Much like DFS play: if you want to reach the top, you have to do something different from the field. Never provide “general research” through OWS Collective, but instead, look to build your brand through a unique angle or area of developed expertise. Focus specifically on cash games, or on GPP, or on correlations, or on DFS data, or on team data, or on player data, or on coaching tendencies, or on pace, or on regression analysis, or on weather, or on injuries, or on running backs only, or on O-line/D-line matchups, or on linebacker speed and potential coverage mismatches, or on players with big-play potential, or on scrubs who have a shot at breaking the slate, or on something else that I didn’t just think of off the top of my head. By focusing on a specific angle, you will gain a more dedicated audience, as people will always know exactly what to expect from the research/content you provide. (Also: provide more than just opinions! The majority of readers are looking for research.)
Do you only have a couple hours for research each week? No worries! You don’t need to cover every single game. Instead, isolate the slate into a smaller number of games that stand out to you the most, and focus on those. Quality tends to rise to the top — so focus on crafting high-end content in the time you have. (Also :: a simple bullet-point-style list can go a long way toward helping people prepare for the slate! A lot of times, uncovered information speaks for itself.)
It’s easy to crowd into groupthink — and honestly, it’s also easy to swing too far the other way: intentionally going against the grain simply because you’re saying something different from what everyone else is saying. The best way to find angles that others might have overlooked (angles that will stand out to readers!) is to think for yourself. Don’t listen to or trust the noise; but instead, commit to diving into some research on your own, and allowing yourself to see what interesting thoughts, ideas, and angles you uncover. “Sure, this game is likeliest to play out in this way…but check this out. Here’s another angle that no one is considering, and while it isn’t the likeliest path for this game, this data and research points to it being far more likely than most are assuming, allowing us to play this angle for an edge.”

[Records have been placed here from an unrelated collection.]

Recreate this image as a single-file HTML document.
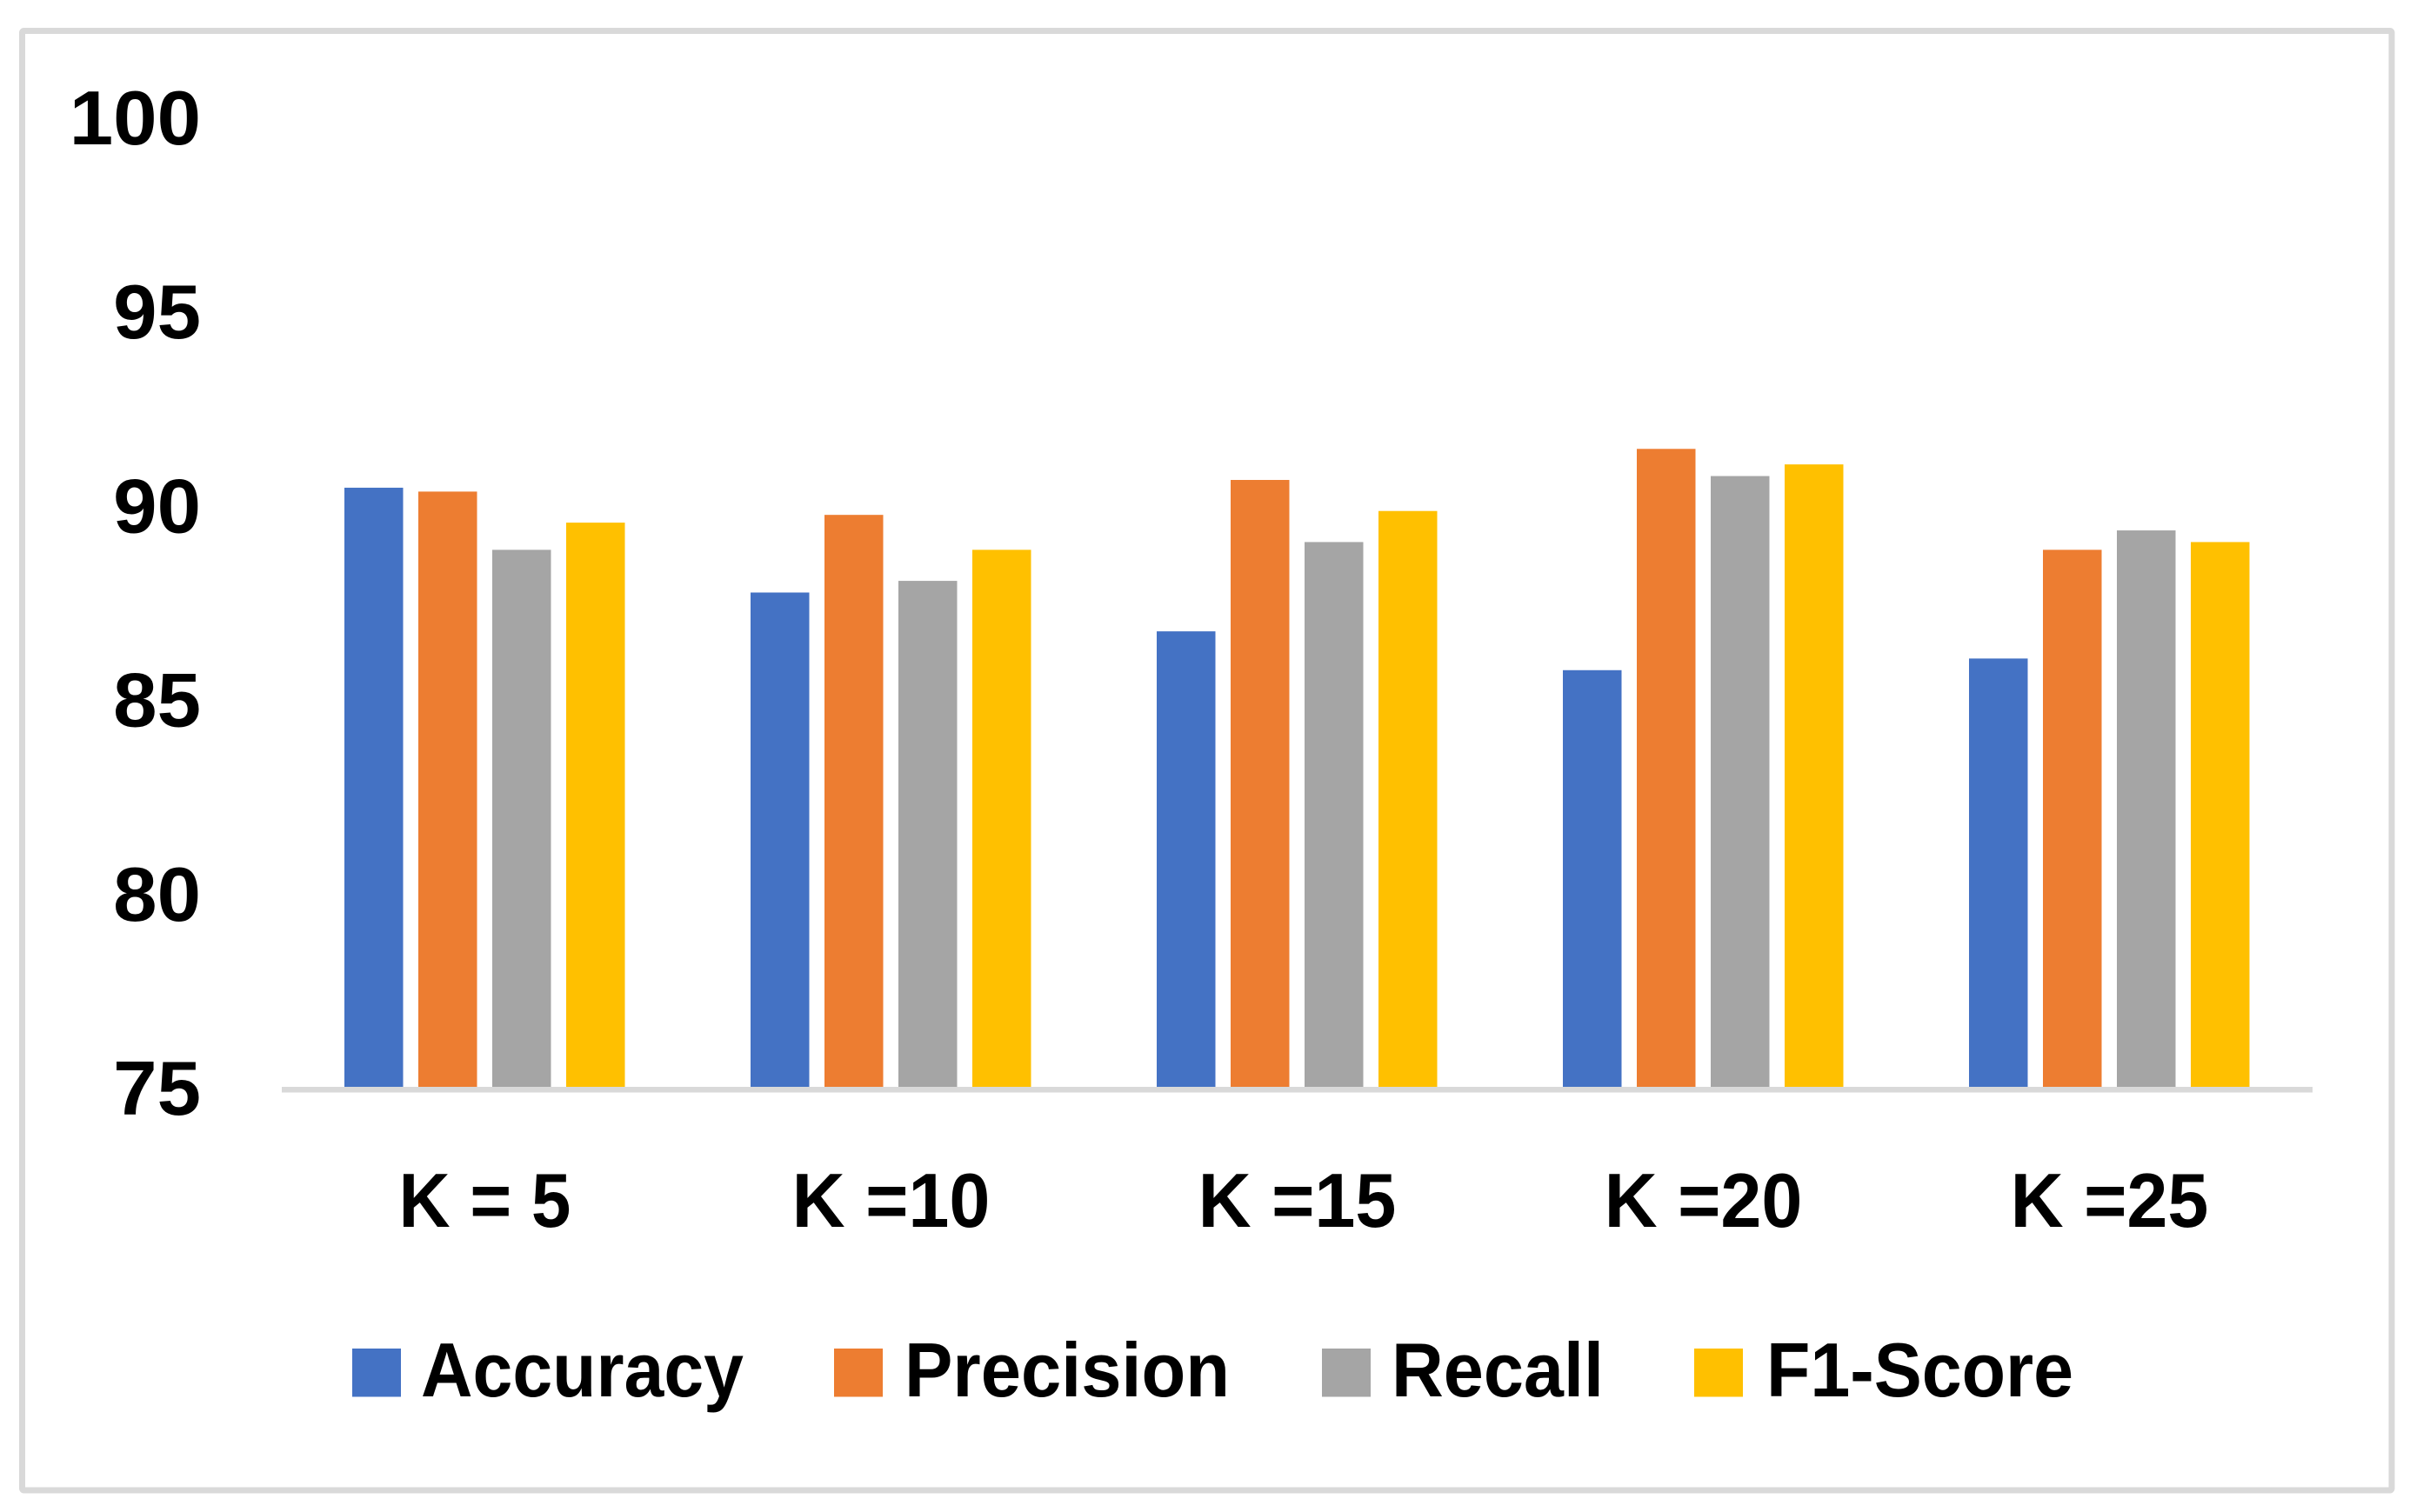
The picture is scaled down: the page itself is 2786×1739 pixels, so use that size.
<!DOCTYPE html>
<html lang="en">
<head>
<meta charset="utf-8">
<title>Performance metrics by K</title>
<style>
  html, body { margin: 0; padding: 0; background: #fff; width: 2786px; height: 1739px; overflow: hidden; }
  svg { display: block; }
  text { font-family: "Liberation Sans", sans-serif; font-weight: 700; font-size: 88px; fill: #000; }
</style>
</head>
<body>
<svg id="chart" xmlns="http://www.w3.org/2000/svg" width="2786" height="1739" viewBox="0 0 2786 1739">
  <rect x="25.5" y="35.5" width="2724.5" height="1678.5" fill="#fff" stroke="#d9d9d9" stroke-width="7" rx="2"/>
  <g id="bars"></g>
  <rect x="324" y="1250" width="2335" height="6.5" fill="#d9d9d9"/>
  <g id="y-ticks"></g>
  <g id="x-ticks"></g>
  <g>
    <g>
      <rect x="405" y="1551" width="56" height="55.5" fill="#4472C4"/>
      <text x="484" y="1606" textLength="371" lengthAdjust="spacingAndGlyphs">Accuracy</text>
    </g>
    <g>
      <rect x="959" y="1551" width="56" height="55.5" fill="#ED7D31"/>
      <text x="1040" y="1606" textLength="374" lengthAdjust="spacingAndGlyphs">Precision</text>
    </g>
    <g>
      <rect x="1520" y="1551" width="56" height="55.5" fill="#A5A5A5"/>
      <text x="1600" y="1606" textLength="244" lengthAdjust="spacingAndGlyphs">Recall</text>
    </g>
    <g>
      <rect x="1948" y="1551" width="56" height="55.5" fill="#FFC000"/>
      <text x="2031" y="1606" textLength="353" lengthAdjust="spacingAndGlyphs">F1-Score</text>
    </g>
  </g>
</svg>
<script>
const categories = ["K = 5", "K =10", "K =15", "K =20", "K =25"];
const accuracy = [90.5, 87.8, 86.8, 85.8, 86.1];
const precision = [90.4, 89.8, 90.7, 91.5, 88.9];
const recall = [88.9, 88.1, 89.1, 90.8, 89.4];
const f1Score = [89.6, 88.9, 89.9, 91.1, 89.1];
const yTicks = [75, 80, 85, 90, 95, 100];

const series = [
  { key: "accuracy", values: accuracy, color: "#4472C4" },
  { key: "precision", values: precision, color: "#ED7D31" },
  { key: "recall", values: recall, color: "#A5A5A5" },
  { key: "f1-score", values: f1Score, color: "#FFC000" }
];

const NS = "http://www.w3.org/2000/svg";
const plotLeft = 324, groupStep = 467, groupInset = 72, barStep = 85, barWidth = 67.5;
const baseY = 1253, unitPx = 44.65, yMin = 75;

function yScale(v) { return baseY - (v - yMin) * unitPx; }
function xBar(groupIndex, seriesIndex) { return plotLeft + groupInset + groupIndex * groupStep + seriesIndex * barStep; }
function xCenter(groupIndex) { return plotLeft + groupIndex * groupStep + groupStep / 2; }

const barsLayer = document.getElementById("bars");
series.forEach(function (s, si) {
  s.values.forEach(function (v, gi) {
    const r = document.createElementNS(NS, "rect");
    
    
    r.setAttribute("x", xBar(gi, si));
    r.setAttribute("y", yScale(v));
    r.setAttribute("width", barWidth);
    r.setAttribute("height", baseY - yScale(v));
    r.setAttribute("fill", s.color);
    barsLayer.appendChild(r);
  });
});

const yLayer = document.getElementById("y-ticks");
yTicks.forEach(function (t) {
  const el = document.createElementNS(NS, "text");
  
  
  el.setAttribute("x", 231);
  el.setAttribute("y", yScale(t) + 29);
  el.setAttribute("text-anchor", "end");
  el.textContent = String(t);
  yLayer.appendChild(el);
  const natural = el.getComputedTextLength();
  el.setAttribute("lengthAdjust", "spacingAndGlyphs");
  el.setAttribute("textLength", natural * 1.03);
});

const xLayer = document.getElementById("x-ticks");
categories.forEach(function (c, i) {
  const el = document.createElementNS(NS, "text");
  
  
  el.setAttribute("x", xCenter(i));
  el.setAttribute("y", 1411);
  el.setAttribute("text-anchor", "middle");
  el.textContent = c;
  xLayer.appendChild(el);
  const natural = el.getComputedTextLength();
  el.setAttribute("lengthAdjust", "spacingAndGlyphs");
  el.setAttribute("textLength", natural * (c.indexOf("= ") >= 0 ? 0.93 : 0.96));
});
</script>
</body>
</html>
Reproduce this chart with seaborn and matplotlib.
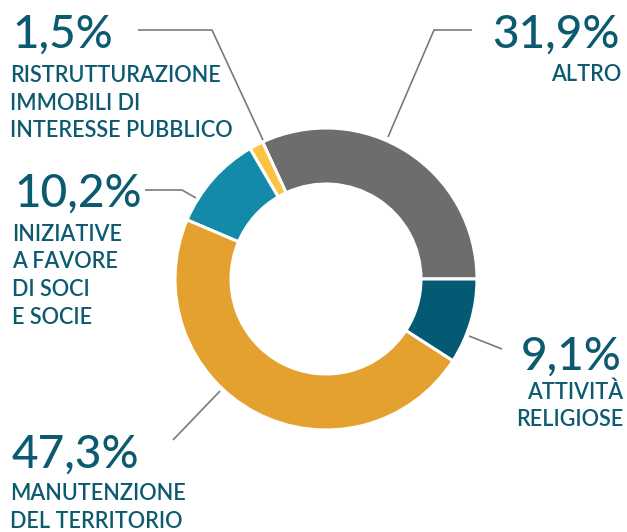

Trust me: this goes a long way! Always keep in mind that you are writing for OWS subscribers who likely read the NFL Edge, and likely know plenty about football. Don’t waste time assuming you have to explain everything to your audience.
In the “doing something different from the field” category :: every major DFS site waits until at least the middle of the week to start posting their signature NFL content, which leaves a hole in the content-consumption community at the front end of the week. If you start getting your research up early in the week, you will not only be competing against fewer researchers for upvotes, but you will also be filling a currently-open space in the DFS research world.
It’s great that people can visit your profile and see all of your published research on One Week Season; but if you are truly serious about carving out a space for yourself in DFS, you will want to pay attention to the ways in which you can move your brand off-site (especially as this can enable you to continue building your name in other sports, after football ends!).
Maximizing the value you provide on Twitter is also important if you are looking to increase your visibility in the sports/DFS space. Tweet snippets of your research designed to catch the attention of followers and OWS subs — linking to your profile. (Pro tip :: your OWS Collective profile is public; which means that you can effectively use it as your own, already-hosted, high-traffic research center, reaching both OWS subscribers and non-subscribers!)
As with anything: there is no guarantee that you will be great at this right away. But if you are genuinely interested in carving out a space for yourself in DFS (as I know many of you are! — and why not, as it’s pretty much the coolest job in the world), realize that those who continue grinding || assessing their work || and grinding some more will make improvements at a faster rate than their peers, and will begin to put separation between their own research/content and everything else that’s out there.